Funny thing though. It depends not that much on which type of object you create and it matters how you write an example. Likewise i ran similar test as shmuel613 who wrote a similair test as Andrew. The first test is creating a single instance of a constructor, a class and an object literal and then measures the speed of execution from the constructor's instance functions, class's prototype methods and object literal's static functions:
var Y, Z, x, y, z;
class X {
message(s) {
var mymessage = s + "";
};
addition(i, j) {
return (i * 2 + j * 2) / 2;
};
};
Y = function () {
this.message = function (s) {
var mymessage = s + "";
};
this.addition = function (i, j) {
return (i * 2 + j * 2) / 2;
};
};
Z = {
message(s) {
var mymessage = s + "";
},
addition(i, j) {
return (i * 2 + j * 2) / 2;
}
}
function TestPerformance() {
console.time("Closure time:");
y = new Y(); // create a single instance
for (var i = 0; i < 100000; i++) {
// I am comparing a single instance with the other single instances
y.message('hi');
y.addition(i, 2);
}
console.timeEnd("Closure time:");
console.time("Prototype time:");
x = new X(); // create a single instance
for (var i = 0; i < 100000; i++) {
// I am comparing a single instance with the other single instances
x.message('hi');
x.addition(i, 2);
}
console.timeEnd("Prototype time:");
console.time("Static object time:");
for (var i = 0; i < 100000; i++) {
z = Z; // obviously you don't really need this
z.message('hi');
z.addition(i, 2);
}
console.timeEnd("Static object time:");
}
TestPerformance();
The second test measures the speed of execution of creating many instances of a constructor, a class and object literals followed by executing the instance functions, prototype methods and static methods:
var Y, x, y, z;
class X {
message(s) {
var mymessage = s + "";
};
addition(i, j) {
return (i * 2 + j * 2) / 2;
};
};
Y = function () {
this.message = function (s) {
var mymessage = s + "";
};
this.addition = function (i, j) {
return (i * 2 + j * 2) / 2;
};
};
function TestPerformance() {
console.time("Closure time:");
//y = new Y()
for (var i = 0; i < 100000; i++) {
y = new Y(); // creating an instance
y.message('hi');
y.addition(i, 2);
}
console.timeEnd("Closure time:");
console.time("Prototype time:");
//x = new X();
for (var i = 0; i < 100000; i++) {
x = new X(); // creating an instance
x.message('hi');
x.addition(i, 2);
}
console.timeEnd("Prototype time:");
console.time("Static object time:");
for (var i = 0; i < 100000; i++) {
z = {
message(s) {
var mymessage = s + "";
},
addition(i, j) {
return (i * 2 + j * 2) / 2;
}
}; // creating an instance such as from factory functions
z.message('hi');
z.addition(i, 2);
}
console.timeEnd("Static object time:");
}
TestPerformance();
The lesson learned is that DON'T blindly evolve a prejudice against something without being thorough.

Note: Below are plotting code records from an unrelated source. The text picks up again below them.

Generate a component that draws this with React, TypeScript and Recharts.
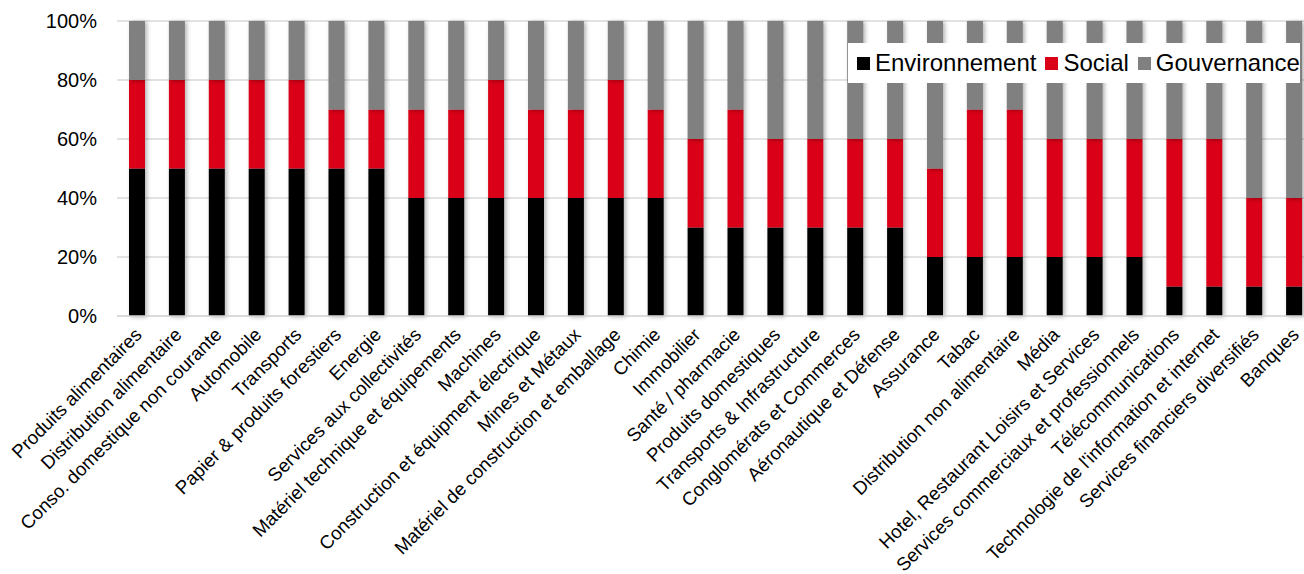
import { BarChart, Bar, XAxis, YAxis, CartesianGrid } from "recharts";

const sectors = [
  "Produits alimentaires",
  "Distribution alimentaire",
  "Conso. domestique non courante",
  "Automobile",
  "Transports",
  "Papier & produits forestiers",
  "Energie",
  "Services aux collectivités",
  "Matériel technique et équipements",
  "Machines",
  "Construction et équipment électrique",
  "Mines et Métaux",
  "Matériel de construction et emballage",
  "Chimie",
  "Immobilier",
  "Santé / pharmacie",
  "Produits domestiques",
  "Transports & Infrastructure",
  "Conglomérats et Commerces",
  "Aéronautique et Défense",
  "Assurance",
  "Tabac",
  "Distribution non alimentaire",
  "Média",
  "Hotel, Restaurant Loisirs et Services",
  "Services commerciaux et professionnels",
  "Télécommunications",
  "Technologie de l'information et internet",
  "Services financiers diversifiés",
  "Banques",
];

const environnement = [50, 50, 50, 50, 50, 50, 50, 40, 40, 40, 40, 40, 40, 40, 30, 30, 30, 30, 30, 30, 20, 20, 20, 20, 20, 20, 10, 10, 10, 10];
const social = [30, 30, 30, 30, 30, 20, 20, 30, 30, 40, 30, 30, 40, 30, 30, 40, 30, 30, 30, 30, 30, 50, 50, 40, 40, 40, 50, 50, 30, 30];
const gouvernance = [20, 20, 20, 20, 20, 30, 30, 30, 30, 20, 30, 30, 20, 30, 40, 30, 40, 40, 40, 40, 50, 30, 30, 40, 40, 40, 40, 40, 60, 60];

const yTicks = [0, 20, 40, 60, 80, 100];

const series = [
  { key: "env", name: "Environnement", color: "#000000" },
  { key: "soc", name: "Social", color: "#DA0018" },
  { key: "gov", name: "Gouvernance", color: "#808080" },
];

const data = sectors.map((name, i) => ({
  name,
  env: environnement[i],
  soc: social[i],
  gov: gouvernance[i],
}));

const FONT = "'Liberation Sans', Arial, sans-serif";

// rotated category labels, text ends just under the bar
const SectorTick = (props: any) => {
  const { x, y, payload } = props;
  const ax = x + 6;
  const ay = y + 12;
  return (
    <text
      x={ax}
      y={ay}
      transform={`rotate(-45, ${ax}, ${ay})`}
      textAnchor="end"
      fontSize={18.7}
      fontFamily={FONT}
      fill="#000"
    >
      {payload.value}
    </text>
  );
};

const LegendBox = () => (
  <div
    style={{
      position: "absolute",
      top: 43,
      left: 848,
      width: 452,
      height: 40,
      background: "#fff",
      display: "flex",
      alignItems: "center",
      paddingLeft: 9,
      boxSizing: "border-box",
      fontFamily: FONT,
      fontSize: 24,
      color: "#000",
      whiteSpace: "nowrap",
    }}
  >
    {series.map((s) => (
      <span key={s.key} style={{ display: "flex", alignItems: "center", marginRight: 9 }}>
        <span style={{ width: 13, height: 13, background: s.color, marginRight: 5 }} />
        {s.name}
      </span>
    ))}
  </div>
);

export default function App() {
  return (
    <div
      style={{
        position: "absolute",
        top: 0,
        left: 0,
        width: 1304,
        height: 574,
        overflow: "hidden",
        background: "#fff",
      }}
    >
      <style>{`.recharts-bar-rectangles { filter: drop-shadow(2px 1px 2px rgba(0,0,0,0.3)); }`}</style>
      <BarChart
        width={1320}
        height={574}
        data={data}
        margin={{ top: 21, right: 6, left: 0, bottom: 0 }}
        barSize={16}
      >
        <CartesianGrid vertical={false} stroke="#d9d9d9" strokeWidth={1.5} />
        <XAxis
          dataKey="name"
          interval={0}
          height={258}
          tick={<SectorTick />}
          tickLine={false}
          axisLine={{ stroke: "#d9d9d9", strokeWidth: 1.5 }}
        />
        <YAxis
          width={117}
          domain={[0, 100]}
          ticks={yTicks}
          tickFormatter={(v) => `${v}%`}
          tickLine={false}
          axisLine={false}
          tickSize={0}
          tickMargin={20}
          tick={{ fontSize: 20, fontFamily: FONT, fill: "#000" }}
        />
        {series.map((s) => (
          <Bar
            key={s.key}
            dataKey={s.key}
            name={s.name}
            stackId="esg"
            fill={s.color}
            isAnimationActive={false}
          />
        ))}
      </BarChart>
      <LegendBox />
    </div>
  );
}
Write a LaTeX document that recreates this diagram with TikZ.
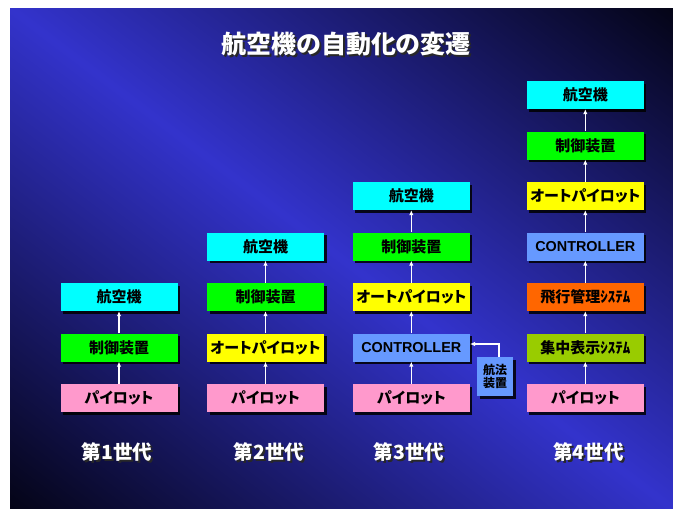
\documentclass[tikz,border=0pt]{standalone}
\usepackage{fontspec}
\newfontfamily\jp{Noto Sans CJK JP}[RawFeature=+palt]
\newfontfamily\lat{Liberation Sans}
\usetikzlibrary{arrows.meta,shadows}
\definecolor{bgblue}{RGB}{51,51,204}
\definecolor{bgdark}{RGB}{4,4,22}
\definecolor{cAir}{RGB}{0,255,255}
\definecolor{cCtl}{RGB}{0,255,0}
\definecolor{cAuto}{RGB}{255,255,0}
\definecolor{cPil}{RGB}{255,153,204}
\definecolor{cCon}{RGB}{102,153,255}
\definecolor{cFms}{RGB}{255,102,0}
\definecolor{cDisp}{RGB}{153,204,0}
\definecolor{shadowgray}{RGB}{40,40,40}
\newcommand\shadowtext[1]{\leavevmode\rlap{\kern2pt\raisebox{-2pt}{\textcolor{shadowgray}{#1}}}#1}
\tikzset{
  box/.style={minimum width=117pt, minimum height=28pt, inner sep=0pt, text=black,
    font=\jp\bfseries\fontsize{15}{16}\selectfont,
    drop shadow={shadow xshift=2.5pt,shadow yshift=-2.5pt,fill=black,opacity=0.85}},
  conbox/.style={box, fill=cCon, font=\lat\bfseries\fontsize{14.4}{16}\selectfont},
  arr/.style={draw=white, line width=1.4pt, -{Latex[length=5pt,width=4.5pt]}},
  gen/.style={font=\jp\bfseries\fontsize{19.5}{21}\selectfont, text=white},
  titlestyle/.style={font=\jp\bfseries\fontsize{25}{28}\selectfont, text=white},
}
\begin{document}
\begin{tikzpicture}[x=1pt,y=-1pt]
\useasboundingbox (0,0) rectangle (673,509);
\fill[white] (0,0) rectangle (673,509);
\begin{scope}
  \clip (10,8) rectangle (673,509);
  \shade[shading=axis, top color=bgdark, bottom color=bgdark, middle color=bgblue,
         shading angle=-37.07]
      (-58.5,-141.5) rectangle (741.5,658.5);
\end{scope}

% title
\node[titlestyle] (title) at (346,45) {\shadowtext{航空機の自動化の変遷}};

% column 1
\node[box, fill=cPil] (p1) at (119,398) {パイロット};
\node[box, fill=cCtl] (s1) at (119,347.5) {制御装置};
\node[box, fill=cAir] (a1) at (119,297) {航空機};
% column 2
\node[box, fill=cPil] (p2) at (265.5,398) {パイロット};
\node[box, fill=cAuto] (ap2) at (265.5,347.5) {オートパイロット};
\node[box, fill=cCtl] (s2) at (265.5,297) {制御装置};
\node[box, fill=cAir] (a2) at (265.5,246.5) {航空機};
% column 3
\node[box, fill=cPil] (p3) at (411.3,398) {パイロット};
\node[conbox] (c3) at (411.3,347.5) {CONTROLLER};
\node[box, fill=cAuto] (ap3) at (411.3,297) {オートパイロット};
\node[box, fill=cCtl] (s3) at (411.3,246.5) {制御装置};
\node[box, fill=cAir] (a3) at (411.3,196) {航空機};
\node[box, fill=cCon, minimum width=36pt, minimum height=39pt, align=center,
      font=\jp\bfseries\fontsize{12}{13}\selectfont] (nav) at (495,376.5) {航法\\装置};
% column 4
\node[box, fill=cPil] (p4) at (585.3,398) {パイロット};
\node[box, fill=cDisp] (d4) at (585.3,347.5) {集中表示ｼｽﾃﾑ};
\node[box, fill=cFms] (f4) at (585.3,297) {飛行管理ｼｽﾃﾑ};
\node[conbox] (c4) at (585.3,246.5) {CONTROLLER};
\node[box, fill=cAuto] (ap4) at (585.3,196) {オートパイロット};
\node[box, fill=cCtl] (s4) at (585.3,145.5) {制御装置};
\node[box, fill=cAir] (a4) at (585.3,95) {航空機};

% arrows
\draw[arr] (p1) -- (s1);
\draw[arr] (s1) -- (a1);
\draw[arr] (p2) -- (ap2);
\draw[arr] (ap2) -- (s2);
\draw[arr] (s2) -- (a2);
\draw[arr] (p3) -- (c3);
\draw[arr] (c3) -- (ap3);
\draw[arr] (ap3) -- (s3);
\draw[arr] (s3) -- (a3);
\draw[arr] (p4) -- (d4);
\draw[arr] (d4) -- (f4);
\draw[arr] (f4) -- (c4);
\draw[arr] (c4) -- (ap4);
\draw[arr] (ap4) -- (s4);
\draw[arr] (s4) -- (a4);
\coordinate (navtop) at ([xshift=4pt]nav.north);
\coordinate (navin) at ([yshift=3.5pt]c3.east);
\draw[arr] (navtop) |- (navin);

% generation labels
\node[gen] (g1) at (117,453) {\shadowtext{第1世代}};
\node[gen] (g2) at (269,453) {\shadowtext{第2世代}};
\node[gen] (g3) at (409,453) {\shadowtext{第3世代}};
\node[gen] (g4) at (588.5,453) {\shadowtext{第4世代}};
\end{tikzpicture}
\end{document}
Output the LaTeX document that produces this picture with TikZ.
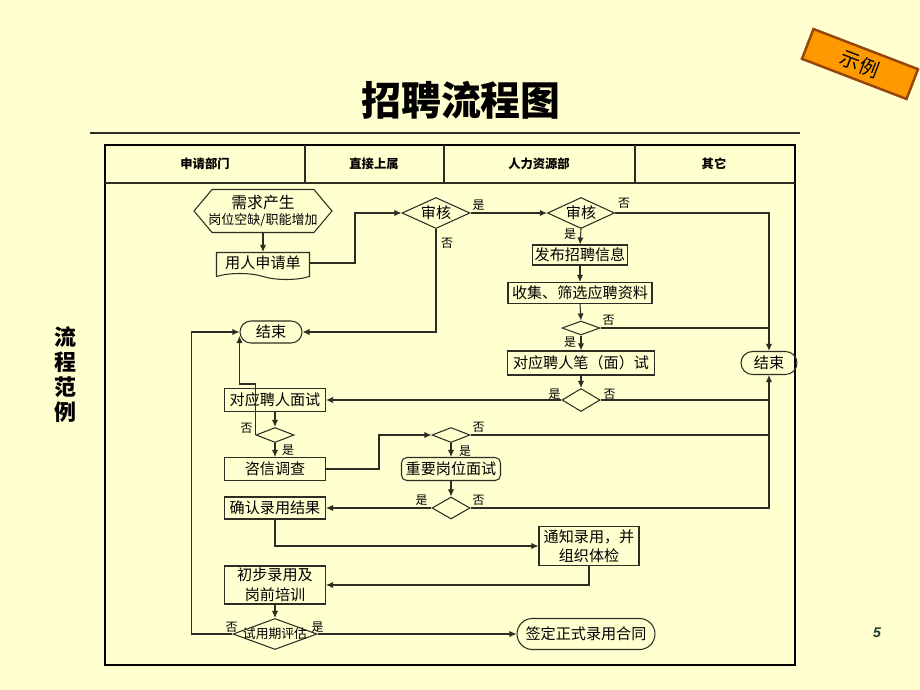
\documentclass[tikz,border=0pt]{standalone}
\usepackage{fontspec}
\setmainfont{Noto Sans CJK SC}
\newfontfamily\numfont{Liberation Sans}
\usetikzlibrary{shapes.geometric,shapes.symbols,shapes.misc,calc,arrows.meta}
\definecolor{paper}{RGB}{255,255,208}
\definecolor{ink}{RGB}{45,45,35}
\definecolor{badge}{RGB}{255,153,0}
\definecolor{badgeline}{RGB}{150,70,10}
\definecolor{pagenum}{RGB}{30,60,50}

\begin{document}
\begin{tikzpicture}[
  x=0.02cm, y=-0.02cm,
  line width=0.6pt,
  txt/.style={font=\fontsize{8.6}{10.8}\selectfont},
  box/.style={
    txt,
    rectangle,
    draw=ink,
    inner sep=0pt,
    minimum width=2.02cm,
    minimum height=0.46cm,
    align=center
  },
  dia/.style={
    diamond,
    draw=ink,
    inner sep=0pt,
    minimum width=0.76cm,
    minimum height=0.3cm
  },
  stop/.style={
    txt,
    rounded rectangle,
    draw=ink,
    inner sep=0pt,
    minimum width=1.2cm,
    minimum height=0.46cm
  },
  lbl/.style={font=\fontsize{6.8}{8}\selectfont, inner sep=0pt},
  head/.style={font=\fontsize{7}{8}\selectfont\bfseries, inner sep=0pt},
  arr/.style={draw=ink, -{Latex[length=4pt,width=3.6pt]}},
  con/.style={draw=ink}
]
% page
\useasboundingbox[fill=paper] (0,0) rectangle (920,690);

% title and frame
\node[font=\fontsize{22.7}{26}\selectfont\bfseries] (title) at (461,100) {招聘流程图};
\draw[ink, line width=1.2pt] (90,133) -- (800,133);
\draw[black, line width=1.6pt] (105,145) rectangle (795,665);
\draw[ink] (105,183) -- (795,183);
\foreach \cx in {305,444,635}
  \draw[ink] (\cx,145) -- (\cx,183);
\node[head] (h1) at (205,164) {申请部门};
\node[head] (h2) at (374,164) {直接上属};
\node[head] (h3) at (539,164) {人力资源部};
\node[head] (h4) at (714,164) {其它};
\node[font=\fontsize{12.5}{14.2}\selectfont\bfseries, align=center] (side) at (65,375) {流\\程\\范\\例};

% badge and page number
\node[rotate=-21, fill=badge, draw=badgeline, line width=1.4pt,
  minimum width=2.24cm, minimum height=0.64cm,
  font=\fontsize{11.3}{12}\selectfont] (badge) at (860,64) {示例};
\node[text=pagenum, font=\numfont\fontsize{8}{9}\selectfont\bfseries\itshape] (pg) at (877,633) {5};

% nodes
\node[signal, signal to=west and east, signal pointer angle=100, draw=ink,
  minimum width=2.76cm, minimum height=0.86cm, inner sep=0pt,
  label={[align=center, font=\fontsize{7.4}{9}\selectfont]center:{\fontsize{9}{10}\selectfont 需求产生}\\岗位空缺/职能增加}]
  (need) at (263,211) {};
\node[txt, tape, tape bend top=none, tape bend bottom=out and in, tape bend height=0.12cm,
  draw=ink, inner sep=0pt, minimum width=1.86cm, minimum height=0.54cm] (app) at (263,263) {用人申请单};
\node[dia, minimum width=1.36cm, minimum height=0.62cm, label={[txt]center:审核}] (d1) at (436,213) {};
\node[dia, minimum width=1.34cm, minimum height=0.62cm, label={[txt]center:审核}] (d2) at (581,213) {};
\node[box, minimum width=1.9cm, minimum height=0.4cm] (pub) at (580,255) {发布招聘信息};
\node[box, minimum width=2.88cm, minimum height=0.42cm] (col) at (580,293) {收集、筛选应聘资料};
\node[dia, minimum height=0.28cm] (d3) at (581,328) {};
\node[box, minimum width=2.94cm, minimum height=0.48cm] (wt) at (581,363) {对应聘人笔（面）试};
\node[stop, minimum width=1.12cm] (end2) at (769,363) {结束};
\node[dia, minimum height=0.46cm] (d4) at (581,400) {};
\node[box] (iv) at (275,400) {对应聘人面试};
\node[stop, minimum width=1.24cm, minimum height=0.44cm] (end1) at (271,332) {结束};
\node[dia] (d5) at (275,435) {};
\node[box] (ref) at (275,469) {咨信调查};
\node[dia] (d6) at (451,435) {};
\node[box, rounded corners=3pt, minimum width=1.98cm] (key) at (451,469) {重要岗位面试};
\node[dia, minimum height=0.44cm] (d7) at (451,508) {};
\node[box, minimum height=0.44cm] (conf) at (275,508) {确认录用结果};
\node[box, minimum width=2cm, minimum height=0.78cm] (notice) at (589,546) {通知录用，并\\组织体检};
\node[box, minimum height=0.76cm, font=\fontsize{8.6}{11.3}\selectfont] (train) at (275,585) {初步录用及\\岗前培训};
\node[dia, minimum width=1.68cm, minimum height=0.62cm,
  label={[font=\fontsize{7.3}{8}\selectfont]center:试用期评估}] (d8) at (275,634) {};
\node[stop, minimum width=2.76cm, minimum height=0.62cm] (sign) at (586,634) {签定正式录用合同};

% connectors
\draw[arr] (need.south) -- (app.north);
\draw[arr] (app.east) -- ++(45,0) |- (d1.west);
\draw[arr] (d1.east) -- (d2.west);
\draw[arr] (d1.south) |- (end1.east);
\draw[arr] (d2.south) -- (pub.north);
\draw[arr] (d2.east) -| (end2.north);
\draw[arr] (pub.south) -- (col.north);
\draw[arr] (col.south) -- (d3.north);
\draw[con] (d3.east) -- (d3.east -| end2.north);
\draw[arr] (d3.south) -- (wt.north);
\draw[arr] (wt.south) -- (d4.north);
\draw[arr] (d4.west) -- (iv.east);
\draw[con] (d4.east) -- (d4.east -| end2.south);
\draw[arr] (iv.south) -- (d5.north);
\draw[arr] (d5.west) -- ++(0,-51) -| ($(end1.west)+(0,4)$);
\draw[arr] (d5.south) -- (ref.north);
\draw[arr] (ref.east) -- ++(53,0) |- (d6.west);
\draw[arr] (d6.south) -- (key.north);
\draw[con] (d6.east) -- (d6.east -| end2.south);
\draw[arr] (key.south) -- (d7.north);
\draw[arr] (d7.west) -- (conf.east);
\draw[arr] (d7.east) -| (end2.south);
\draw[arr] (conf.south) |- (notice.west);
\draw[arr] (notice.south) |- (train.east);
\draw[arr] (train.south) -- (d8.north);
\draw[arr] (d8.west) -- ++(-41,0) |- (end1.west);
\draw[arr] (d8.east) -- (sign.west);

% yes / no
\node[lbl] (y1) at ($(d1.east)+(8,-8)$) {是};
\node[lbl] (n1) at ($(d1.south)+(11,14)$) {否};
\node[lbl] (n2) at ($(d2.east)+(9,-10)$) {否};
\node[lbl] (y2) at ($(d2.south)+(-11,5)$) {是};
\node[lbl] (n3) at ($(d3.east)+(8,-8)$) {否};
\node[lbl] (y3) at ($(d3.south)+(-11,7)$) {是};
\node[lbl] (y4) at ($(d4.west)+(-7,-6)$) {是};
\node[lbl] (n4) at ($(d4.east)+(9,-6)$) {否};
\node[lbl] (n5) at ($(d5.west)+(-9,-7)$) {否};
\node[lbl] (y5) at ($(d5.south)+(13,7)$) {是};
\node[lbl] (n6) at ($(d6.east)+(8,-8)$) {否};
\node[lbl] (y6) at ($(d6.south)+(14,8)$) {是};
\node[lbl] (y7) at ($(d7.west)+(-10,-8)$) {是};
\node[lbl] (n7) at ($(d7.east)+(8,-8)$) {否};
\node[lbl] (n8) at ($(d8.west)+(-1,-7)$) {否};
\node[lbl] (y8) at ($(d8.east)+(0,-7)$) {是};
\end{tikzpicture}
\end{document}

The execution speed from instance functions of a constructor (pre ES2016 classes) and the speed from prototype methods of a class are really just as fast as the execution speed from static functions of a object. However the creation speed followed by execution speed of a constructor instance with instance functions versus the creation speed of a class instance with prototype methods versus the creation speed of object literals with static methods shows rather that classes with prototype methods are faster created and executed on Chrome, Microsoft edge, and Opera. The creation speed of an object literal with static methods is only faster at Mozilla firefox
So, creating the property on the instance would result in slightly faster access time - but this might only be an issue for a very deep prototype hierarchy.
Actually the result is different then we could expect - access time to prototyped methods is faster then accessing to the methods attached exactly to the object (FF tested).